[What is being asked] In the records that follow, show each line where the word "this" is present.
** Begin Excerpted records **
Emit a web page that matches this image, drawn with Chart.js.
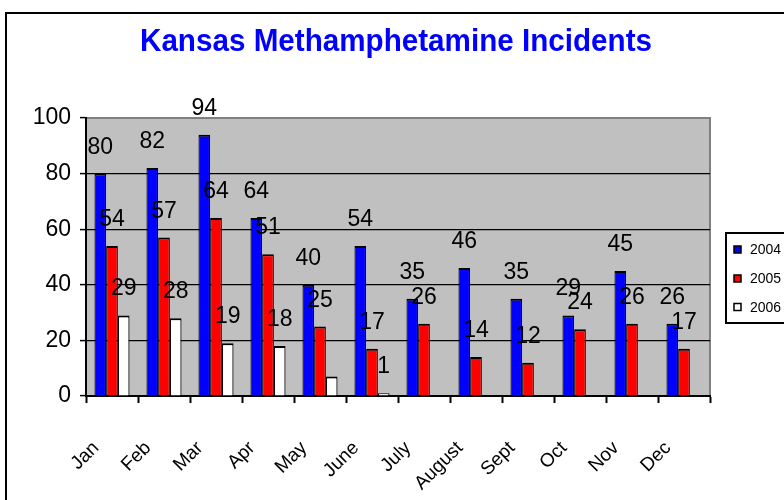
<!DOCTYPE html>
<html>
<head>
<meta charset="utf-8">
<script src="https://cdn.jsdelivr.net/npm/chart.js@4.4.0/dist/chart.umd.min.js"></script>
<style>
html, body { margin: 0; padding: 0; background: #fff; }
#wrap { width: 784px; height: 500px; position: relative; }
</style>
</head>
<body>
<div id="wrap"><canvas id="chart"></canvas></div>
<script>
// chart data
const months = ["Jan", "Feb", "Mar", "Apr", "May", "June", "July", "August", "Sept", "Oct", "Nov", "Dec"];
const years = ["2004", "2005", "2006"];
const incidents2004 = [80, 82, 94, 64, 40, 54, 35, 46, 35, 29, 45, 26];
const incidents2005 = [54, 57, 64, 51, 25, 17, 26, 14, 12, 24, 26, 17];
const incidents2006 = [29, 28, 19, 18, 7, 1, null, null, null, null, null, null];
const yTicks = [0, 20, 40, 60, 80, 100];
// the 2006 May value has no label in the original
const unlabelled2006 = ["May"];

const barColors = ["#0000ff", "#ff0000", "#ffffff"];
const titleText = "Kansas Methamphetamine Incidents";

// draws the excel style frame, title, rotated month names, value labels and legend
const excelLook = {
  id: 'excelLook',
  beforeDraw(chart) {
    const ctx = chart.ctx, a = chart.chartArea;
    ctx.save();
    ctx.fillStyle = '#fff';
    ctx.fillRect(0, 0, chart.width, chart.height);
    ctx.strokeStyle = '#000';
    ctx.lineWidth = 2;
    ctx.strokeRect(6, 13, 820, 520);
    ctx.fillStyle = '#c0c0c0';
    ctx.fillRect(a.left, a.top, a.right - a.left, a.bottom - a.top);
    ctx.strokeStyle = '#808080';
    ctx.beginPath();
    ctx.moveTo(a.left, a.top);
    ctx.lineTo(a.right, a.top);
    ctx.lineTo(a.right, a.bottom);
    ctx.stroke();
    ctx.restore();
  },
  afterDatasetsDraw(chart) {
    const ctx = chart.ctx;
    ctx.save();
    ctx.font = '23px "Liberation Sans", Arial, sans-serif';
    ctx.fillStyle = '#000';
    ctx.textAlign = 'center';
    ctx.textBaseline = 'alphabetic';
    chart.data.datasets.forEach(function(ds, i) {
      const meta = chart.getDatasetMeta(i);
      meta.data.forEach(function(bar, j) {
        const v = ds.data[j];
        if (v === null) return;
        if (i === 2 && unlabelled2006.indexOf(months[j]) >= 0) return;
        ctx.fillText(String(v), bar.x, bar.y - 20);
      });
    });
    ctx.restore();
  },
  afterDraw(chart) {
    const ctx = chart.ctx;
    const xScale = chart.scales.x;
    ctx.save();
    // title, squeezed to look like a narrow bold face
    ctx.font = 'bold 32px "Liberation Sans", Arial, sans-serif';
    ctx.fillStyle = '#0000ff';
    ctx.textAlign = 'center';
    ctx.textBaseline = 'alphabetic';
    const w = ctx.measureText(titleText).width;
    ctx.save();
    ctx.translate(396, 51);
    ctx.scale(512 / w, 1);
    ctx.fillText(titleText, 0, 0);
    ctx.restore();
    // month names
    ctx.font = '19px "Liberation Sans", Arial, sans-serif';
    ctx.fillStyle = '#000';
    ctx.textAlign = 'right';
    ctx.textBaseline = 'middle';
    months.forEach(function(m, j) {
      const x = xScale.getPixelForValue(j);
      ctx.save();
      ctx.translate(x - 16, 445);
      ctx.rotate(-Math.PI / 4);
      ctx.fillText(m, 0, 0);
      ctx.restore();
    });
    // legend
    ctx.strokeStyle = '#000';
    ctx.lineWidth = 2;
    ctx.strokeRect(726, 233, 100, 90);
    ctx.font = '14px "Liberation Sans", Arial, sans-serif';
    ctx.textAlign = 'left';
    const rows = [249.5, 278.5, 307];
    years.forEach(function(y, i) {
      ctx.fillStyle = barColors[i];
      ctx.fillRect(734, rows[i] - 3.5, 7, 7);
      ctx.lineWidth = 1.5;
      ctx.strokeRect(734, rows[i] - 3.5, 7, 7);
      ctx.fillStyle = '#000';
      ctx.fillText(y, 750, rows[i] + 1);
    });
    ctx.restore();
  }
};

const series = [incidents2004, incidents2005, incidents2006];
const chartData = {
  labels: months,
  datasets: series.map(function(vals, i) {
    return {
      label: years[i],
      data: vals,
      backgroundColor: barColors[i],
      borderColor: '#000',
      borderWidth: { top: 2, left: 1.2, right: 1.2, bottom: 0 },
      borderSkipped: false,
      categoryPercentage: 0.675,
      barPercentage: 1
    };
  })
};

new Chart(document.getElementById('chart'), {
  type: 'bar',
  data: chartData,
  options: {
    responsive: true,
    maintainAspectRatio: false,
    animation: false,
    layout: { padding: { top: 118, right: 74, left: 0, bottom: 0 } },
    plugins: {
      legend: { display: false },
      title: { display: false },
      tooltip: { enabled: false }
    },
    scales: {
      x: {
        offset: true,
        afterFit: function(scale) { scale.height = 104; },
        grid: {
          offset: true,
          drawOnChartArea: false,
          drawTicks: true,
          tickLength: 7,
          tickColor: '#000',
          tickWidth: 2
        },
        border: { color: '#000', width: 2 },
        ticks: { display: false }
      },
      y: {
        min: 0,
        max: 100,
        afterBuildTicks: function(scale) {
          scale.ticks = yTicks.map(function(v) { return { value: v }; });
        },
        afterFit: function(scale) { scale.width = 86; },
        grid: {
          color: function(c) { return c.tick && c.tick.value === 100 ? '#808080' : '#000'; },
          lineWidth: 1.2,
          tickLength: 6,
          tickColor: '#000',
          tickWidth: 1.5
        },
        border: { color: '#000', width: 2 },
        ticks: {
          padding: 9,
          color: '#000',
          font: { family: '"Liberation Sans", Arial, sans-serif', size: 23 }
        }
      }
    }
  },
  plugins: [excelLook]
});
</script>
</body>
</html>
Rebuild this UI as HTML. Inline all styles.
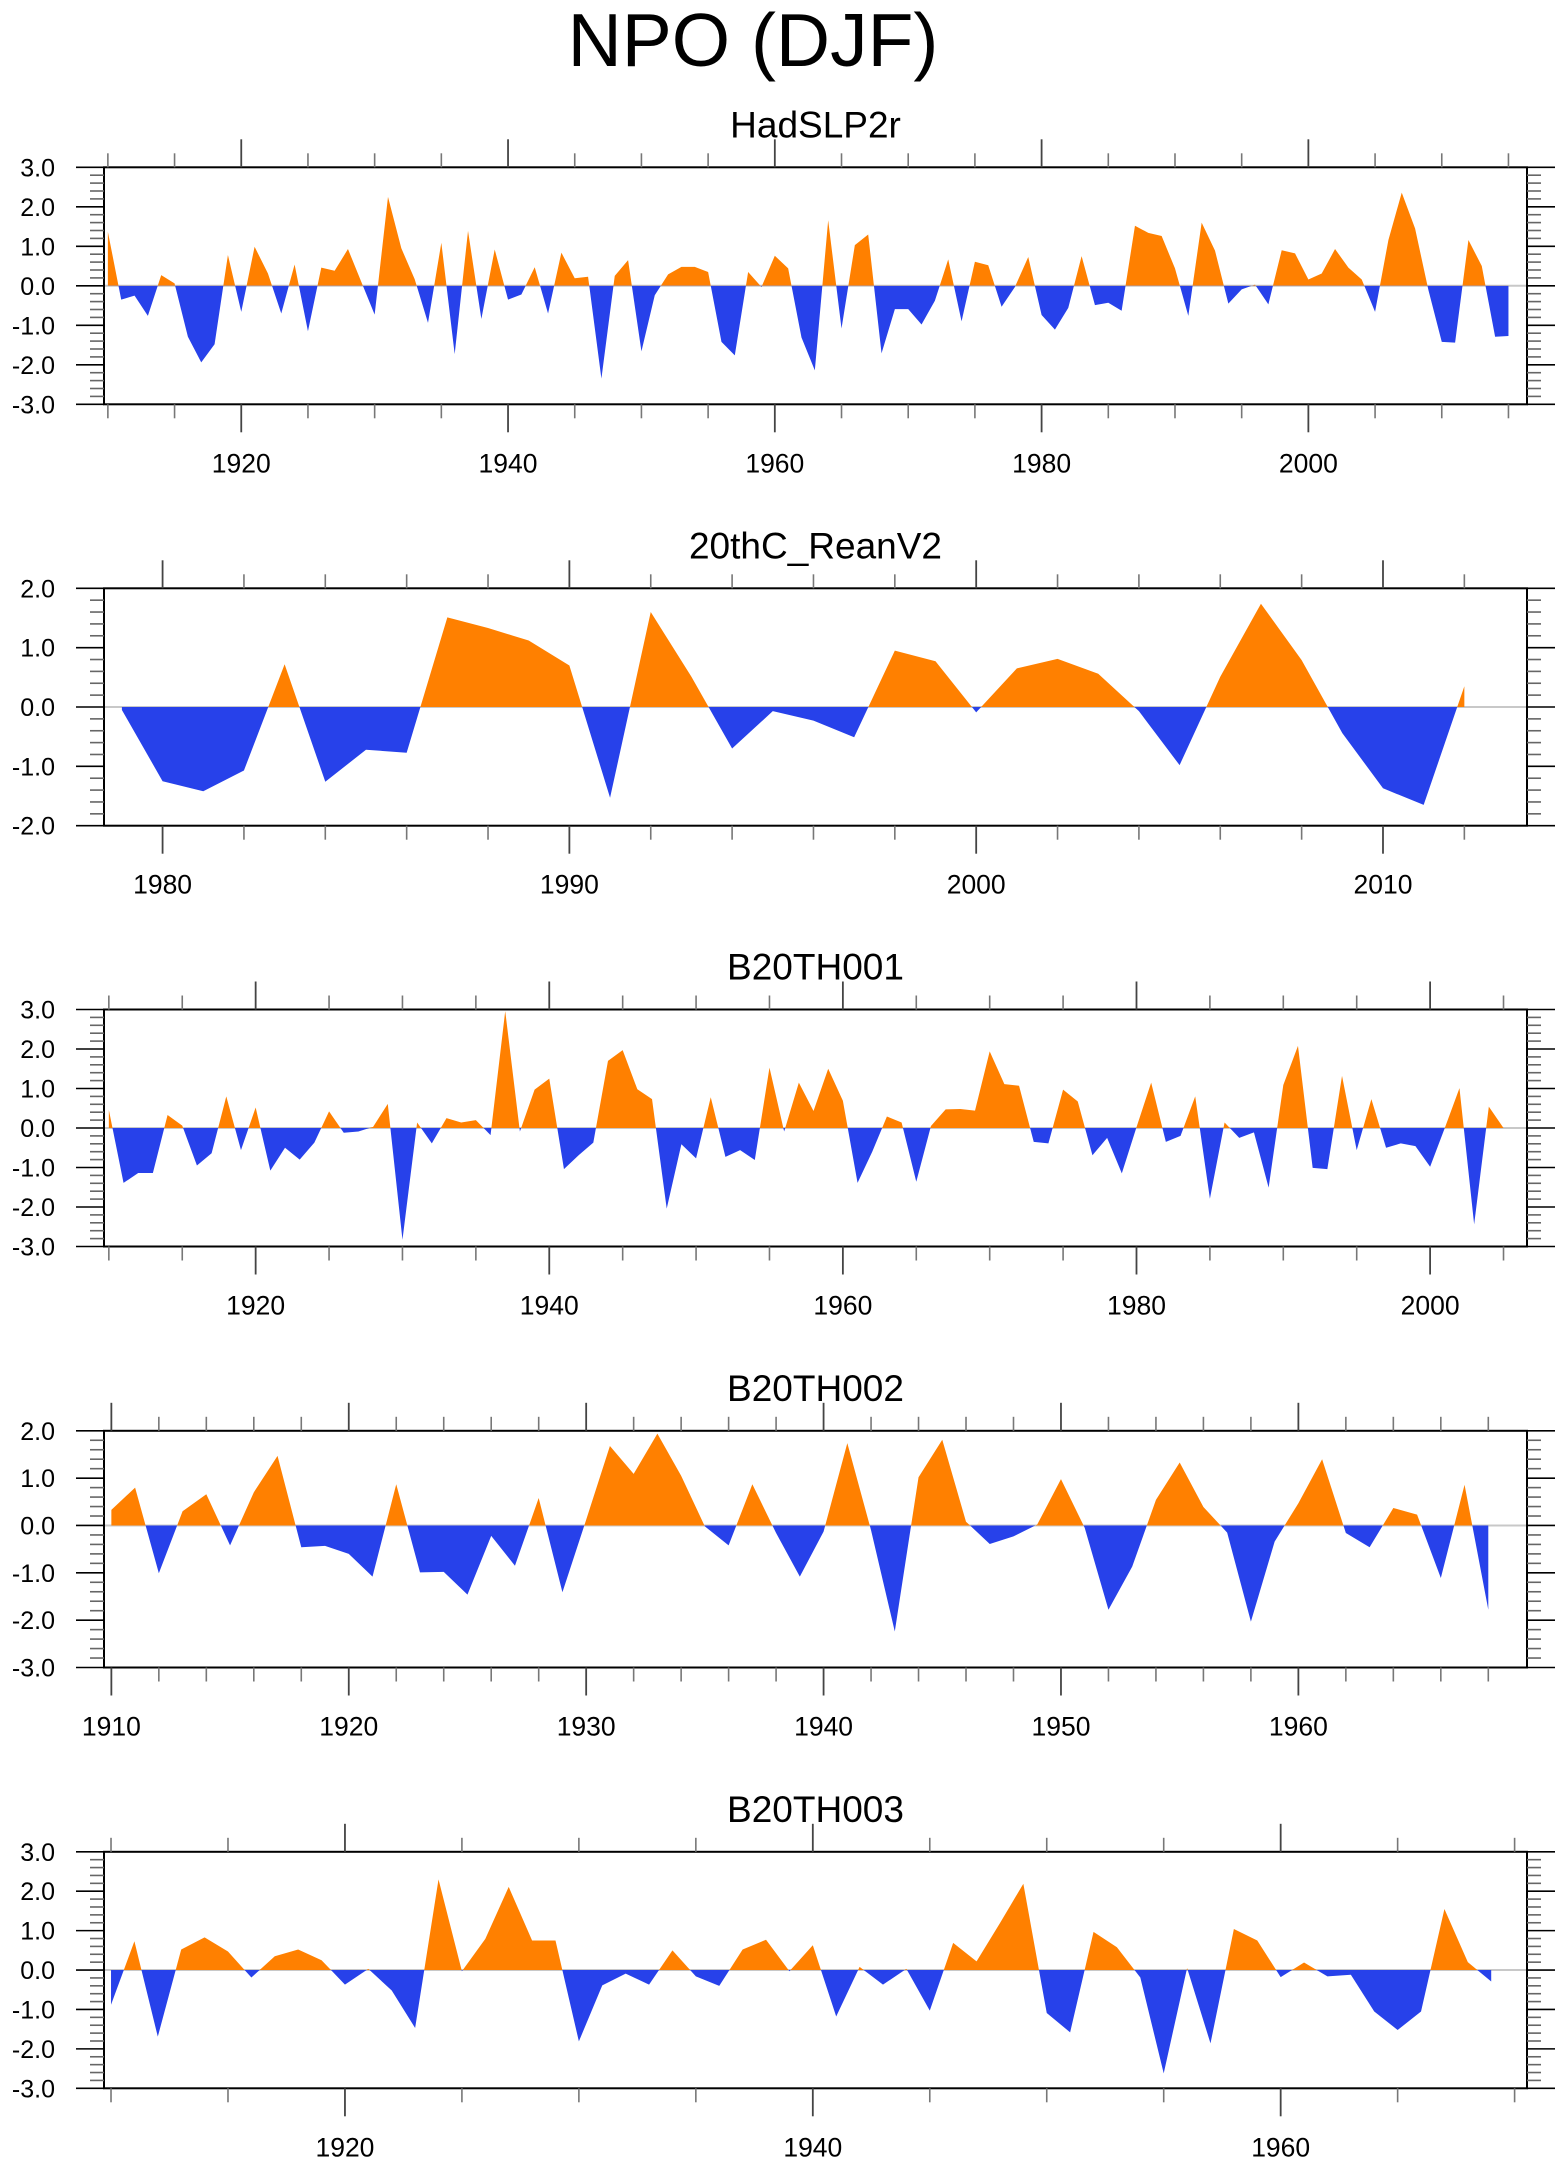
<!DOCTYPE html>
<html>
<head>
<meta charset="utf-8">
<style>
  html, body { margin: 0; padding: 0; background: #fff; }
  body { width: 1560px; height: 2165px; overflow: hidden; }
  svg text { font-family: "Liberation Sans", "DejaVu Sans", sans-serif; fill: #000; }
</style>
</head>
<body>
<svg id="chart" xmlns="http://www.w3.org/2000/svg" width="1560" height="2165" viewBox="0 0 1560 2165">
  <rect x="0" y="0" width="1560" height="2165" fill="#fff"/>
  <text x="753" y="66" font-size="75" text-anchor="middle">NPO (DJF)</text>
</svg>
<script>
// ---------- DATA ----------
const hadYears = [1910, 2015];
const hadValues = [1.37,-0.35,-0.25,-0.76,0.27,0.06,-1.29,-1.94,-1.48,0.78,
  -0.66,0.99,0.31,-0.70,0.54,-1.15,0.46,0.38,0.93,0.10,
  -0.73,2.25,0.95,0.17,-0.94,1.09,-1.73,1.39,-0.84,0.92,
  -0.35,-0.22,0.47,-0.70,0.84,0.19,0.23,-2.35,0.25,0.65,
  -1.66,-0.24,0.29,0.48,0.48,0.35,-1.42,-1.76,0.35,-0.03,
  0.76,0.44,-1.31,-2.14,1.66,-1.08,1.03,1.30,-1.71,-0.59,
  -0.59,-0.98,-0.38,0.67,-0.90,0.61,0.52,-0.53,-0.03,0.73,
  -0.74,-1.11,-0.56,0.75,-0.49,-0.43,-0.63,1.52,1.34,1.26,
  0.44,-0.76,1.60,0.89,-0.45,-0.09,0.03,-0.47,0.90,0.82,
  0.16,0.31,0.93,0.46,0.16,-0.66,1.16,2.36,1.45,-0.11,
  -1.42,-1.44,1.16,0.50,-1.29,-1.27];

const reanYears = [1979, 2012];
const reanValues = [-0.05,-1.25,-1.42,-1.07,0.72,-1.26,-0.72,-0.77,1.51,1.33,
  1.12,0.70,-1.53,1.60,0.51,-0.70,-0.07,-0.23,-0.51,0.95,
  0.77,-0.09,0.65,0.81,0.56,-0.07,-0.98,0.51,1.74,0.79,
  -0.44,-1.37,-1.65,0.35];

const b001Years = [1910, 2005];
const b001Values = [0.46,-1.39,-1.14,-1.14,0.33,0.06,-0.95,-0.64,0.80,-0.56,
  0.52,-1.08,-0.50,-0.80,-0.37,0.42,-0.12,-0.09,0.03,0.61,
  -2.83,0.14,-0.39,0.25,0.14,0.20,-0.18,2.96,-0.09,0.97,
  1.25,-1.04,-0.69,-0.37,1.70,1.97,0.98,0.73,-2.04,-0.41,
  -0.77,0.78,-0.73,-0.56,-0.81,1.53,-0.09,1.15,0.43,1.50,
  0.69,-1.39,-0.60,0.29,0.14,-1.36,0.05,0.47,0.48,0.44,
  1.94,1.11,1.07,-0.35,-0.39,0.97,0.67,-0.69,-0.25,-1.15,
  0.02,1.15,-0.35,-0.20,0.80,-1.79,0.14,-0.25,-0.11,-1.51,
  1.09,2.08,-1.01,-1.04,1.32,-0.56,0.73,-0.50,-0.39,-0.46,
  -0.98,0.00,1.01,-2.44,0.54,0.00];

const b002Years = [1910, 1968];
const b002Values = [0.33,0.80,-1.01,0.30,0.66,-0.42,0.70,1.47,-0.46,-0.43,
  -0.60,-1.08,0.87,-0.99,-0.98,-1.46,-0.22,-0.85,0.58,-1.41,
  0.12,1.68,1.09,1.94,1.05,-0.02,-0.42,0.87,-0.16,-1.08,
  -0.13,1.74,-0.10,-2.24,1.02,1.81,0.08,-0.39,-0.23,0.02,
  0.98,-0.05,-1.78,-0.87,0.54,1.33,0.39,-0.15,-2.03,-0.34,
  0.47,1.40,-0.16,-0.46,0.37,0.23,-1.11,0.86,-1.78];

const b003Years = [1910, 1969];
const b003Values = [-0.88,0.73,-1.69,0.52,0.83,0.47,-0.19,0.35,0.52,0.25,
  -0.37,0.03,-0.52,-1.47,2.30,-0.03,0.79,2.11,0.75,0.75,
  -1.81,-0.39,-0.09,-0.37,0.50,-0.16,-0.40,0.52,0.77,-0.03,
  0.63,-1.18,0.08,-0.37,0.03,-1.03,0.69,0.22,1.19,2.19,
  -1.09,-1.58,0.97,0.58,-0.19,-2.62,0.05,-1.86,1.04,0.75,
  -0.18,0.19,-0.16,-0.12,-1.05,-1.52,-1.05,1.55,0.20,-0.29];

const panelTitles = ["HadSLP2r", "20thC_ReanV2", "B20TH001", "B20TH002", "B20TH003"];
const xMajorLabels1 = [1920, 1940, 1960, 1980, 2000];
const xMajorLabels2 = [1980, 1990, 2000, 2010];
const xMajorLabels3 = [1920, 1940, 1960, 1980, 2000];
const xMajorLabels4 = [1910, 1920, 1930, 1940, 1950, 1960];
const xMajorLabels5 = [1920, 1940, 1960];

// ---------- LAYOUT ----------
const svg = document.getElementById('chart');
const NS = 'http://www.w3.org/2000/svg';
const PL = 104, PR = 1527;
const panels = [
  { key:'hadslp2r', title:panelTitles[0], years:hadYears, vals:hadValues, top:167.3, bot:404.3, dom:[1909.71,2016.39], ymin:-3, ymax:3, majors:xMajorLabels1, minorStep:5, minorFrom:1910, minorTo:2015 },
  { key:'20thc-reanv2', title:panelTitles[1], years:reanYears, vals:reanValues, top:588.3, bot:825.7, dom:[1978.56,2013.54], ymin:-2, ymax:2, majors:xMajorLabels2, minorStep:2, minorFrom:1980, minorTo:2012 },
  { key:'b20th001', title:panelTitles[2], years:b001Years, vals:b001Values, top:1009.5, bot:1246.5, dom:[1909.67,2006.6], ymin:-3, ymax:3, majors:xMajorLabels3, minorStep:5, minorFrom:1910, minorTo:2005 },
  { key:'b20th002', title:panelTitles[3], years:b002Years, vals:b002Values, top:1430.8, bot:1667.5, dom:[1909.69,1969.63], ymin:-3, ymax:2, majors:xMajorLabels4, minorStep:2, minorFrom:1910, minorTo:1968 },
  { key:'b20th003', title:panelTitles[4], years:b003Years, vals:b003Values, top:1851.8, bot:2088.3, dom:[1909.70,1970.53], ymin:-3, ymax:3, majors:xMajorLabels5, minorStep:5, minorFrom:1910, minorTo:1970 }
];

function mk(tag, attrs, parent) {
  const e = document.createElementNS(NS, tag);
  for (const k in attrs) e.setAttribute(k, attrs[k]);
  (parent || svg).appendChild(e);
  return e;
}
function fmt(v) { return v.toFixed(1); }

panels.forEach((p, pi) => {
  const g = mk('g', {});
  
  
  const xs = yr => PL + (yr - p.dom[0]) / (p.dom[1] - p.dom[0]) * (PR - PL);
  const ys = v => p.bot - (v - p.ymin) / (p.ymax - p.ymin) * (p.bot - p.top);
  const y0 = ys(0);

  const t = mk('text', { x: (PL + PR) / 2, y: p.top - 30, 'font-size': 37, 'text-anchor': 'middle' }, g);
  t.textContent = p.title;
  
  

  const n = p.vals.length;
  let pts = [];
  pts.push(xs(p.years[0]).toFixed(2) + ',' + y0.toFixed(2));
  for (let i = 0; i < n; i++) pts.push(xs(p.years[0] + i).toFixed(2) + ',' + ys(p.vals[i]).toFixed(2));
  pts.push(xs(p.years[0] + n - 1).toFixed(2) + ',' + y0.toFixed(2));
  const ptsStr = pts.join(' ');

  const defs = mk('defs', {}, g);
  const cpA = mk('clipPath', { id: 'above' + pi }, defs);
  mk('rect', { x: PL, y: p.top, width: PR - PL, height: y0 - p.top }, cpA);
  const cpB = mk('clipPath', { id: 'below' + pi }, defs);
  mk('rect', { x: PL, y: y0, width: PR - PL, height: p.bot - y0 }, cpB);

  const zl = mk('line', { x1: PL, x2: PR, y1: y0, y2: y0, stroke: '#c8c8c8', 'stroke-width': 2 }, g);
  
  

  const pos = mk('polygon', { points: ptsStr, fill: '#ff8000', 'clip-path': 'url(#above' + pi + ')' }, g);
  
  
  const neg = mk('polygon', { points: ptsStr, fill: '#2741ea', 'clip-path': 'url(#below' + pi + ')' }, g);
  
  

  const fr = mk('rect', { x: PL, y: p.top, width: PR - PL, height: p.bot - p.top, fill: 'none', stroke: '#000', 'stroke-width': 2 }, g);
  
  

  const steps = Math.round((p.ymax - p.ymin) / 0.2);
  for (let i = 0; i <= steps; i++) {
    const v = p.ymin + i * 0.2;
    const yy = ys(v);
    const major = Math.abs(v - Math.round(v)) < 1e-6;
    const len = major ? 28 : 14;
    const col = major ? '#000' : '#666';
    const lt = mk('line', { x1: PL - len, x2: PL, y1: yy, y2: yy, stroke: col, 'stroke-width': 1.6 }, g);
    
    
    const rt = mk('line', { x1: PR, x2: PR + len, y1: yy, y2: yy, stroke: col, 'stroke-width': 1.6 }, g);
    
    
    if (major) {
      const lb = mk('text', { x: 55, y: yy + 9, 'font-size': 25, 'text-anchor': 'end' }, g);
      lb.textContent = fmt(Math.round(v));
      
      
    }
  }

  for (let yr = p.minorFrom; yr <= p.minorTo; yr += p.minorStep) {
    if (p.majors.indexOf(yr) >= 0) continue;
    const xx = xs(yr);
    const a = mk('line', { x1: xx, x2: xx, y1: p.top - 14, y2: p.top, stroke: '#777', 'stroke-width': 1.6 }, g);
    
    
    const b = mk('line', { x1: xx, x2: xx, y1: p.bot, y2: p.bot + 14, stroke: '#777', 'stroke-width': 1.6 }, g);
    
    
  }
  p.majors.forEach(yr => {
    const xx = xs(yr);
    const a = mk('line', { x1: xx, x2: xx, y1: p.top - 28, y2: p.top, stroke: '#444', 'stroke-width': 1.8 }, g);
    
    
    const b = mk('line', { x1: xx, x2: xx, y1: p.bot, y2: p.bot + 28, stroke: '#444', 'stroke-width': 1.8 }, g);
    
    
    const lb = mk('text', { x: xx, y: p.bot + 68, 'font-size': 26.5, 'text-anchor': 'middle' }, g);
    lb.textContent = String(yr);
    
    
  });
});
</script>
</body>
</html>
** End Excerpted records **
[The output]
Emit a web page that matches this image, drawn with Chart.js.
Rebuild this UI as HTML. Inline all styles.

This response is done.